Un travail pédagogique sur les discriminations le 10 mai
Très surpris par cette manifestation devant ses actionnaires, Louis Schweitzer a accepté de rencontrer une délégation du CRAN. A l’issue de cette entrevue, Louis-Georges Tin, porte-parole du CRAN, a déclaré que M. Schweitzer a invoqué le fait qu’il n’appartenait plus a l’entreprise et qu’il ne pouvait donc répondre pour elle, « alors que les faits de discriminations reprochés s’étalent sur une trentaine d’années, la durée d’une carrière professionnelle », selon M. Tin. Au-delà du cas Renault, le CRAN demande que les chiffres de la diversité soient disponibles pour toutes les grandes entreprises de France. Ils ont demandé au président de la HALDE de faire réaliser des statistiques locales. Louis Schweitzer a répondu que certaines statistiques ciblées étaient d’ores et déjà programmées. Trop peu, selon les responsables du CRAN, qui ont assuré qu’il s’agissait de moins d’une dizaine. Ils ont enfin saisi M. Schweitzer pour qu’il interpelle le ministre de l’Education nationale afin qu’un travail pédagogique sur les discriminations soit fait à la date du 10 mai.

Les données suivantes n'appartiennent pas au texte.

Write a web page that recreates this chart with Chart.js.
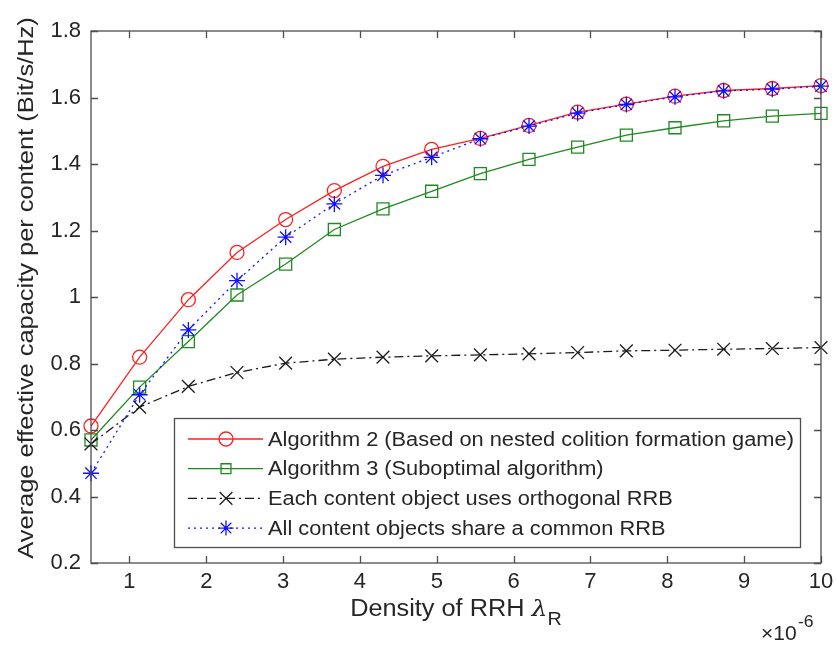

(Photos : Régis Durand de Girard)
La belle promotion d’un Martiniquais
Les dépôts de déposés hier (une centaine selon le CRAN) ont été coordonnés par Laurent Gabaroum, un employé d’origine africaine qui avait lui-même engagé des poursuites, avec cinq autres employés, pour discrimination contre Renault. Parmi eux, un Martiniquais, Stanislas Breleur, engagé comme électricien spécialisé. La seule promotion de sa carrière a été de passer au service commercial, mais sans contact avec les clients : Stanislas Breleur déclare avoir terminé sa carrière à transporter des cartons de carte grises ! Une promotion qui a eu, pour lui, un parfum de placard…

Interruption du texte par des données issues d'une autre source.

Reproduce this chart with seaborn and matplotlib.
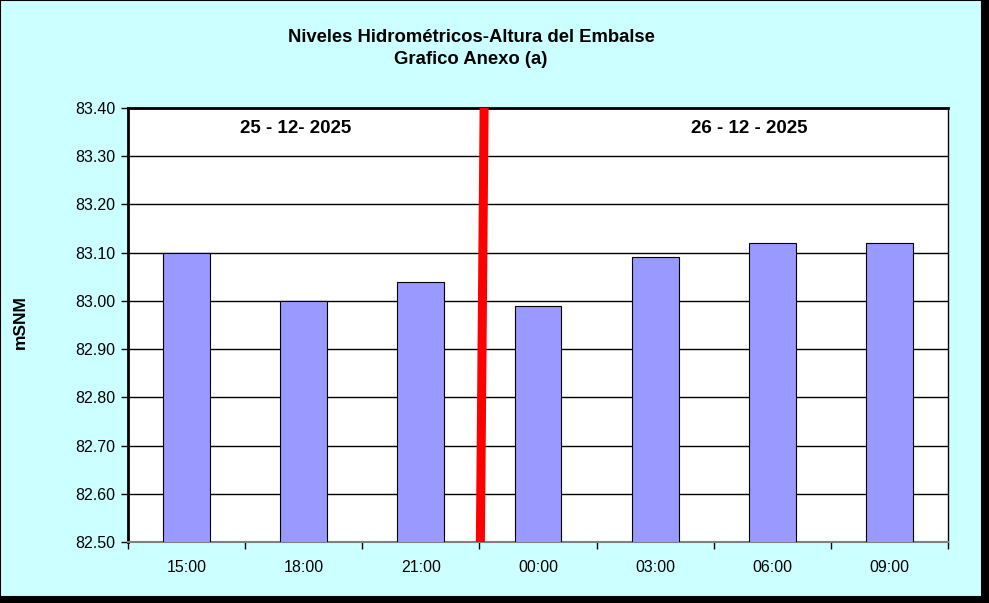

A ce jours les jugements pour ces affaires sont en cassation ou suivent leur cours, mais aucune condamnation n’a été requise contre Renault.
La phrase
"Le CRAN demande à Ségolène Royal de dire enfin oui aux statistiques de la diversité et à Nicolas Sarkozy de préciser sa pensée sur la discrimination positive a la française qu’il appelle des ses vœux"
Le document discriminant
Laurent Gabaroum qui a été cadre chez Renault a montré à la presse un document (qu’on pourrait considérer comme un outil de statistique sur la diversité ethnique) qui servait a la direction des ressources humaines et dans lequel les origines ethniques sont codifiée par des chiffres :
Afro-britanniques : 370
Britanniques : 130
Français naturalisés : 99
Français : 98
Français d’origine algérienne : 95
Ce document date de 1986 mais cette pratique était interdite par la loi depuis 1978. La communication de Renault a indiqué que ces listes et ces classements n’existaient plus actuellement mais n’a pas pu dire quand ces outils avaient été supprimés. Leur existence permettait, selon Renault, de prendre mieux en compte les problèmes de temps de vacances et de trajet pour ces salariés issus de pays lointains. Un autre document, un "rapport de connaissance" établi en 1986 par le CNRS établit une hiérarchie sur "la qualité d'adaptation dans l'industrie automobile". Il place en tête les Espagnols, puis les Yougoslaves avant de préciser : "les travailleurs les moins bons sont incontestablement les Africains noirs, les Algériens et les originaires des DOM".
Le ministère de la Défense prend les devant
Michèle Alliot-Marie, ministre de la Défense et Louis Schweitzer, président de la haute autorité de lutte contre les discriminations et pour l’égalité (halde), ont signé à l’Hôtel de Brienne, hier à midi, une convention de partenariat. Ce texte pose le principe d’une collaboration qui permettra au ministère de la Défense la mise en oeuvre conjointe d’actions d’information et de formation en matière de lutte contre toutes les discriminations.